J. PHARAOH DOSS

The New York Times has a forum called Room for Debate.  A while back the debate topic was: Do Black academics have a special obligation to address social and racial issues beyond the campus?

The respondents were Black professors and the majority of them answered no.

An associate professor at Columbia, wrote, “The strange proposition that Black intellectuals—regardless of their training—are ‘race experts’ mainly because they are Black is naïve and potentially dangerous.”

Another professor from Princeton, stated what stands in for the Black intellectual these days is the fast talking “Black PH.D. pundit” who strives to be on CNN, Fox, or MSNBC… “This same pundit has found new career opportunities within universities and colleges by thinking about Black people in ways that conform to the current liberal consensus about racial matters.”

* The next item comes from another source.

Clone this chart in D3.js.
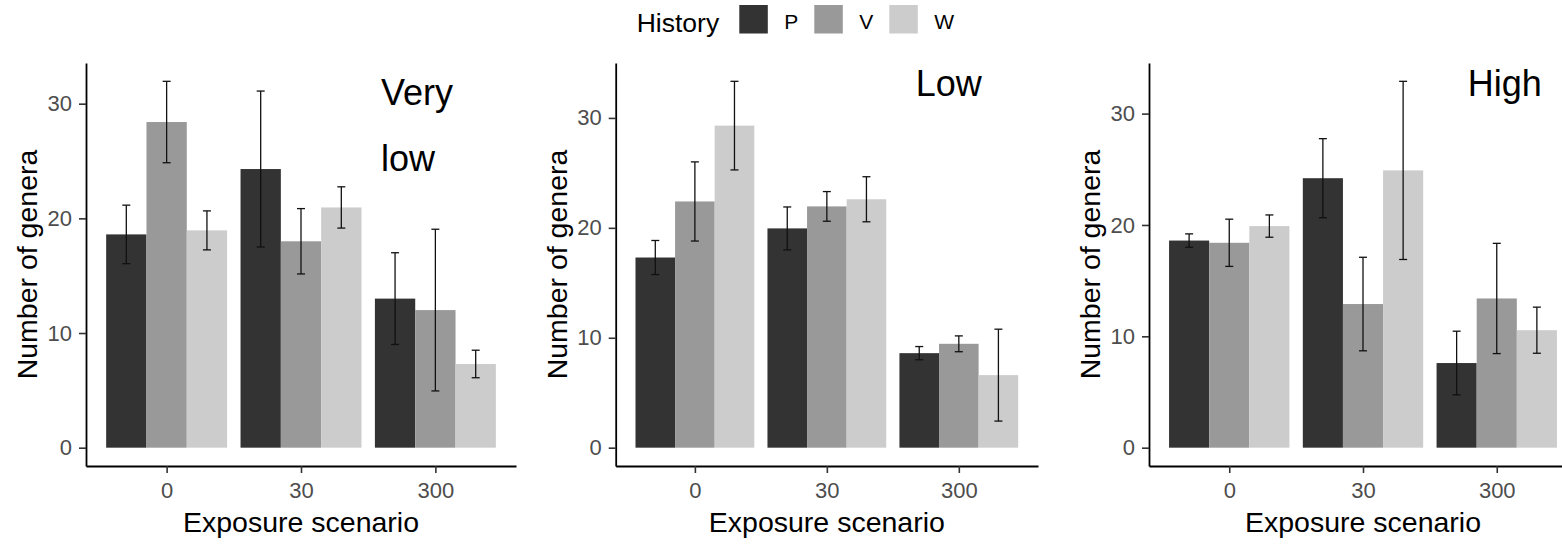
<!DOCTYPE html>
<html>
<head>
<meta charset="utf-8">
<script src="https://cdn.jsdelivr.net/npm/d3@7"></script>
<style>
  html, body { margin: 0; padding: 0; background: #fff; }
  svg { display: block; overflow: hidden; }
</style>
</head>
<body>
<svg id="chart" width="1562" height="544"></svg>
<script>
// Categories
const scenarios = ["0", "30", "300"];
const histories = ["P", "V", "W"];
const yTicks = [0, 10, 20, 30];

// Mean number of genera, rows = scenario, cols = history (P, V, W)
const veryLowMean = [[18.6, 28.4, 18.95], [24.3, 18.0, 20.95], [13.0, 12.0, 7.3]];
const veryLowSe   = [[2.55, 3.55, 1.7],   [6.8, 2.85, 1.8],    [4.0, 7.05, 1.2]];
const lowMean     = [[17.3, 22.4, 29.3],  [19.95, 21.95, 22.6], [8.6, 9.45, 6.6]];
const lowSe       = [[1.55, 3.6, 4.03],   [1.95, 1.35, 2.05],  [0.6, 0.72, 4.18]];
const highMean    = [[18.6, 18.4, 19.9],  [24.2, 12.9, 24.9],  [7.6, 13.4, 10.55]];
const highSe      = [[0.6, 2.12, 1.0],    [3.55, 4.2, 8.0],    [2.86, 4.95, 2.07]];

const fills = ["#333333", "#999999", "#cccccc"];
const font = "'Liberation Sans', Arial, sans-serif";

var svg = d3.select("#chart");

const plotTop = 63, plotBottom = 466;

const panels = [
    {label: ["Very", "low"], mean: veryLowMean, se: veryLowSe, x0: 86, x1: 516, labelX: 381},
    {label: ["Low"], mean: lowMean, se: lowSe, x0: 615.7, x1: 1038, labelX: 915.7},
    {label: ["High"], mean: highMean, se: highSe, x0: 1149, x1: 1577, labelX: 1467.7}
];

panels.forEach(function(p) {
    // flatten into rows
    var rows = [];
    scenarios.forEach((s, i) => histories.forEach((h, j) => {
        rows.push({s: s, h: h, j: j, mean: p.mean[i][j], se: p.se[i][j]});
    }));

    // ggplot-style 5% expansion on continuous y
    const ymax = d3.max(rows, d => d.mean + d.se);
    const pad = ymax * 0.05;
    const y = d3.scaleLinear().domain([-pad, ymax + pad]).range([plotBottom, plotTop]);

    // discrete x with 0.6 unit expansion
    const x = d3.scalePoint().domain(scenarios).range([p.x0, p.x1]).padding(0.6);
    const step = x.step();
    const sub = d3.scaleBand().domain(histories).range([0, 0.9 * step]);

    var g = svg.append("g");

    g.selectAll("rect.bar")
        .data(rows)
        .join("rect")
        .attr("class", "bar")
        .attr("x", d => x(d.s) - 0.45 * step + sub(d.h))
        .attr("width", sub.bandwidth())
        .attr("y", d => y(d.mean))
        .attr("height", d => y(0) - y(d.mean))
        .attr("fill", d => fills[d.j]);

    // error bars
    var eb = g.append("g")
        .attr("stroke", "#111")
        .attr("stroke-width", 1.3)
        .selectAll("g")
        .data(rows)
        .join("g")
        .attr("transform", d => `translate(${x(d.s) - 0.45 * step + sub(d.h) + sub.bandwidth() / 2},0)`);
    eb.append("line")
        .attr("y1", d => y(d.mean - d.se))
        .attr("y2", d => y(d.mean + d.se));
    eb.append("line")
        .attr("x1", -4).attr("x2", 4)
        .attr("y1", d => y(d.mean + d.se)).attr("y2", d => y(d.mean + d.se));
    eb.append("line")
        .attr("x1", -4).attr("x2", 4)
        .attr("y1", d => y(d.mean - d.se)).attr("y2", d => y(d.mean - d.se));

    // axes
    var yAxis = g.append("g")
        .attr("transform", `translate(${p.x0},0)`)
        .call(d3.axisLeft(y).tickValues(yTicks).tickSize(7).tickSizeOuter(0).tickPadding(7));
    var xAxis = g.append("g")
        .attr("transform", `translate(0,${plotBottom})`)
        .call(d3.axisBottom(x).tickSize(7).tickSizeOuter(0).tickPadding(9));

    [yAxis, xAxis].forEach(a => {
        a.select(".domain").attr("stroke", "#000").attr("stroke-width", 1.8);
        a.selectAll(".tick line").attr("stroke", "#333").attr("stroke-width", 1.6);
        a.selectAll(".tick text")
            .attr("fill", "#4d4d4d")
            .style("font-family", font)
            .style("font-size", "22px");
    });

    // axis titles
    g.append("text")
        .attr("transform", `translate(${p.x0 - 49},${(plotTop + plotBottom) / 2}) rotate(-90)`)
        .attr("text-anchor", "middle")
        .style("font-family", font)
        .style("font-size", "28.5px")
        .text("Number of genera");
    g.append("text")
        .attr("x", (p.x0 + p.x1) / 2)
        .attr("y", 532)
        .attr("text-anchor", "middle")
        .style("font-family", font)
        .style("font-size", "28.5px")
        .text("Exposure scenario");

    // panel label
    g.selectAll("text.plabel")
        .data(p.label)
        .join("text")
        .attr("class", "plabel")
        .attr("x", p.labelX)
        .attr("y", (d, i) => (p.label.length > 1 ? 105 : 96) + i * 66)
        .style("font-family", font)
        .style("font-size", "36px")
        .text(d => d);
});

// shared legend on top
var legend = svg.append("g");
legend.append("text")
    .attr("x", 636.7).attr("y", 31.5)
    .style("font-family", font)
    .style("font-size", "26.5px")
    .text("History");
const keyX = [739.3, 814.3, 889.3];
var keys = legend.selectAll("g.key")
    .data(histories)
    .join("g")
    .attr("class", "key")
    .attr("transform", (d, i) => `translate(${keyX[i]},5)`);
keys.append("rect")
    .attr("width", 28.5).attr("height", 28.5)
    .attr("fill", (d, i) => fills[i]);
keys.append("text")
    .attr("x", 45).attr("y", 23.5)
    .style("font-family", font)
    .style("font-size", "21px")
    .text(d => d);
</script>
</body>
</html>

This same “Black PH.D. pundit” was born decades ago after the advent of 24-hour cable news.  This same pundit produced offspring in various fields, but this same fast talking “Black PH.D. pundit” also has illegitimate children that have inherited the title “Black public intellectual” but did not inherit what Harold Cruse called the academic appetite to master various disciplines necessary to advocate for real and effective societal change.

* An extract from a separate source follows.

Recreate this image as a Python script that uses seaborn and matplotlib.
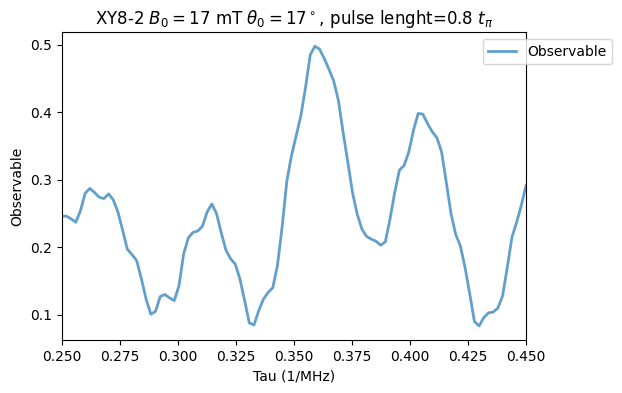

These “Black public intellectuals” are with and without advanced degrees.  They write books, memoirs, or they write for popular magazines or websites, or post videos from lecture tours in various Black neighborhoods. Their thoughts range from progressive politics to Pan-Africanism.

These “Black public intellectuals” came of age as hip hop became the dominate influence in American popular culture.  These individuals credit hip hop’s “conscious rappers” for teaching them how to critically think and for revealing truths never mentioned in their public or private schools.